__Available data__.
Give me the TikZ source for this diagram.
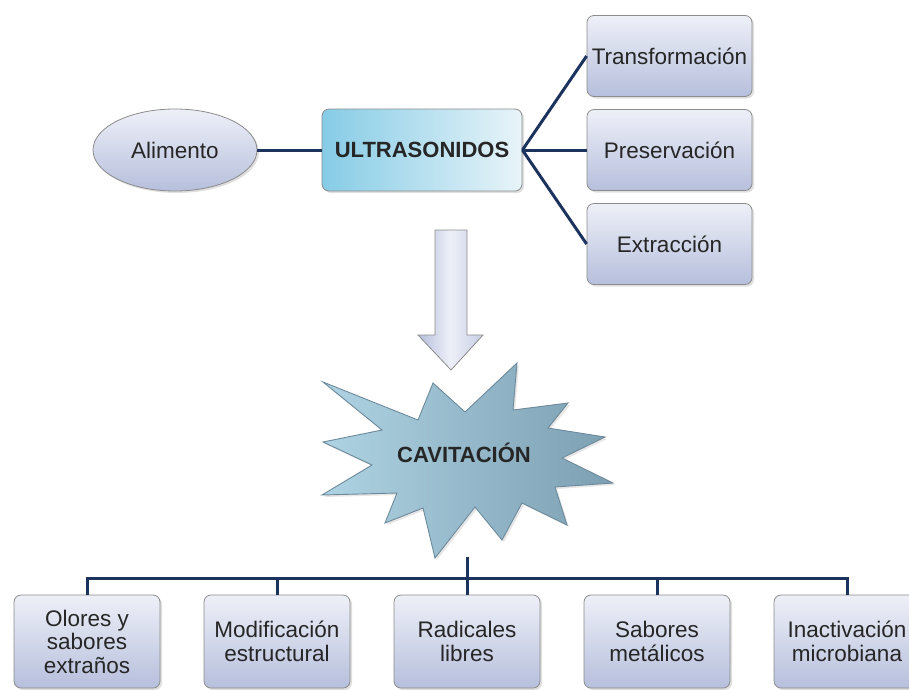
\documentclass[tikz,border=0pt]{standalone}
\usepackage{fontspec}
\setmainfont{Liberation Sans}
\usetikzlibrary{shadows,shapes.geometric}
\definecolor{navy}{HTML}{1C335E}
\definecolor{boxtop}{HTML}{EEF0F8}
\definecolor{boxbot}{HTML}{B6BFDC}
\definecolor{boxedge}{HTML}{8C8C8C}
\definecolor{ultraL}{HTML}{86CCE6}
\definecolor{ultraR}{HTML}{E8F4F9}
\definecolor{starL}{HTML}{AED3E2}
\definecolor{starR}{HTML}{7C9FB2}
\definecolor{staredge}{HTML}{6C8A9C}
\tikzset{
  txt/.style={font=\fontsize{22.5}{23.5}\selectfont, text=black!85, align=center},
  pbox/.style={txt, draw=boxedge, line width=0.8pt, rounded corners=7pt,
    top color=boxtop, bottom color=boxbot,
    drop shadow={opacity=0.25, shadow xshift=2pt, shadow yshift=-2pt},
    minimum width=165pt, minimum height=81pt, inner sep=0pt},
  bbox/.style={pbox, minimum width=146pt, minimum height=93pt},
  link/.style={draw=navy, line width=3pt}
}
\begin{document}
\begin{tikzpicture}[x=1pt,y=-1pt]
\useasboundingbox (0,0) rectangle (909,689);
% Alimento
\node[txt, ellipse, draw=boxedge, line width=0.8pt, top color=boxtop, bottom color=boxbot,
  drop shadow={opacity=0.25, shadow xshift=2pt, shadow yshift=-2pt},
  minimum width=164pt, minimum height=82pt, inner sep=0pt] (ali) at (175,150) {Alimento};
% ULTRASONIDOS
\node[txt, draw=boxedge, line width=0.8pt, rounded corners=7pt, left color=ultraL, right color=ultraR,
  drop shadow={opacity=0.25, shadow xshift=2pt, shadow yshift=-2pt},
  minimum width=200pt, minimum height=82pt, inner sep=0pt, font=\fontsize{22}{23.5}\selectfont\bfseries] (ultra) at (422,150) {ULTRASONIDOS};
% right boxes
\node[pbox] (tra) at (669.5,56) {Transformación};
\node[pbox] (pre) at (669.5,150) {Preservación};
\node[pbox] (ext) at (669.5,244) {Extracción};
\draw[link] (ali.east) -- (ultra.west);
\draw[link] (ultra.east) -- (tra.west);
\draw[link] (ultra.east) -- (pre.west);
\draw[link] (ultra.east) -- (ext.west);
% big arrow
\path[draw=boxedge, line width=0.8pt, left color=boxbot, right color=boxbot!70!boxtop, middle color=boxtop]
  (435,230) -- (467,230) -- (467,335) -- (483,335) -- (451,370) -- (418,335) -- (435,335) -- cycle;
% star
\path[draw=staredge, line width=0.9pt, left color=starL, right color=starR,
  drop shadow={opacity=0.2, shadow xshift=2pt, shadow yshift=-2pt}]
  (323,382) -- (418,420) -- (433,383) -- (465,412) -- (517,363) -- (513,410) -- (568,403)
  -- (548,428) -- (605,437) -- (562,458) -- (613,483) -- (555,487) -- (567,525) -- (522,503)
  -- (502,540) -- (475,507) -- (435,558) -- (423,508) -- (385,523) -- (397,493) -- (322,495)
  -- (372,465) -- (323,442) -- (382,430) -- cycle;
\node[txt, font=\fontsize{22}{23.5}\selectfont\bfseries] (cav) at (464,453) {CAVITACIÓN};
\coordinate (starbot) at (467,557);
\coordinate (bus) at (467,578);
% bottom boxes
\node[bbox] (b1) at (87,641.5) {Olores y\\sabores\\extraños};
\node[bbox] (b2) at (277,641.5) {Modificación\\estructural};
\node[bbox] (b3) at (467,641.5) {Radicales\\libres};
\node[bbox] (b4) at (657,641.5) {Sabores\\metálicos};
\node[bbox] (b5) at (847,641.5) {Inactivación\\microbiana};
\draw[link] (starbot) -- (bus);
\draw[link] (b1.north) -- (b1.north |- bus) -- (b5.north |- bus) -- (b5.north);
\foreach \b in {b2,b3,b4} \draw[link] (\b.north) -- (\b.north |- bus);
\end{tikzpicture}
\end{document}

__Exercise__. The data above needs to be retyped exactly, with the images left out.

__Written answer__.
Give me the TikZ source for this diagram.
\documentclass[tikz,border=0pt]{standalone}
\usepackage{fontspec}
\setmainfont{Liberation Sans}
\usetikzlibrary{shadows,shapes.geometric}
\definecolor{navy}{HTML}{1C335E}
\definecolor{boxtop}{HTML}{EEF0F8}
\definecolor{boxbot}{HTML}{B6BFDC}
\definecolor{boxedge}{HTML}{8C8C8C}
\definecolor{ultraL}{HTML}{86CCE6}
\definecolor{ultraR}{HTML}{E8F4F9}
\definecolor{starL}{HTML}{AED3E2}
\definecolor{starR}{HTML}{7C9FB2}
\definecolor{staredge}{HTML}{6C8A9C}
\tikzset{
  txt/.style={font=\fontsize{22.5}{23.5}\selectfont, text=black!85, align=center},
  pbox/.style={txt, draw=boxedge, line width=0.8pt, rounded corners=7pt,
    top color=boxtop, bottom color=boxbot,
    drop shadow={opacity=0.25, shadow xshift=2pt, shadow yshift=-2pt},
    minimum width=165pt, minimum height=81pt, inner sep=0pt},
  bbox/.style={pbox, minimum width=146pt, minimum height=93pt},
  link/.style={draw=navy, line width=3pt}
}
\begin{document}
\begin{tikzpicture}[x=1pt,y=-1pt]
\useasboundingbox (0,0) rectangle (909,689);
% Alimento
\node[txt, ellipse, draw=boxedge, line width=0.8pt, top color=boxtop, bottom color=boxbot,
  drop shadow={opacity=0.25, shadow xshift=2pt, shadow yshift=-2pt},
  minimum width=164pt, minimum height=82pt, inner sep=0pt] (ali) at (175,150) {Alimento};
% ULTRASONIDOS
\node[txt, draw=boxedge, line width=0.8pt, rounded corners=7pt, left color=ultraL, right color=ultraR,
  drop shadow={opacity=0.25, shadow xshift=2pt, shadow yshift=-2pt},
  minimum width=200pt, minimum height=82pt, inner sep=0pt, font=\fontsize{22}{23.5}\selectfont\bfseries] (ultra) at (422,150) {ULTRASONIDOS};
% right boxes
\node[pbox] (tra) at (669.5,56) {Transformación};
\node[pbox] (pre) at (669.5,150) {Preservación};
\node[pbox] (ext) at (669.5,244) {Extracción};
\draw[link] (ali.east) -- (ultra.west);
\draw[link] (ultra.east) -- (tra.west);
\draw[link] (ultra.east) -- (pre.west);
\draw[link] (ultra.east) -- (ext.west);
% big arrow
\path[draw=boxedge, line width=0.8pt, left color=boxbot, right color=boxbot!70!boxtop, middle color=boxtop]
  (435,230) -- (467,230) -- (467,335) -- (483,335) -- (451,370) -- (418,335) -- (435,335) -- cycle;
% star
\path[draw=staredge, line width=0.9pt, left color=starL, right color=starR,
  drop shadow={opacity=0.2, shadow xshift=2pt, shadow yshift=-2pt}]
  (323,382) -- (418,420) -- (433,383) -- (465,412) -- (517,363) -- (513,410) -- (568,403)
  -- (548,428) -- (605,437) -- (562,458) -- (613,483) -- (555,487) -- (567,525) -- (522,503)
  -- (502,540) -- (475,507) -- (435,558) -- (423,508) -- (385,523) -- (397,493) -- (322,495)
  -- (372,465) -- (323,442) -- (382,430) -- cycle;
\node[txt, font=\fontsize{22}{23.5}\selectfont\bfseries] (cav) at (464,453) {CAVITACIÓN};
\coordinate (starbot) at (467,557);
\coordinate (bus) at (467,578);
% bottom boxes
\node[bbox] (b1) at (87,641.5) {Olores y\\sabores\\extraños};
\node[bbox] (b2) at (277,641.5) {Modificación\\estructural};
\node[bbox] (b3) at (467,641.5) {Radicales\\libres};
\node[bbox] (b4) at (657,641.5) {Sabores\\metálicos};
\node[bbox] (b5) at (847,641.5) {Inactivación\\microbiana};
\draw[link] (starbot) -- (bus);
\draw[link] (b1.north) -- (b1.north |- bus) -- (b5.north |- bus) -- (b5.north);
\foreach \b in {b2,b3,b4} \draw[link] (\b.north) -- (\b.north |- bus);
\end{tikzpicture}
\end{document}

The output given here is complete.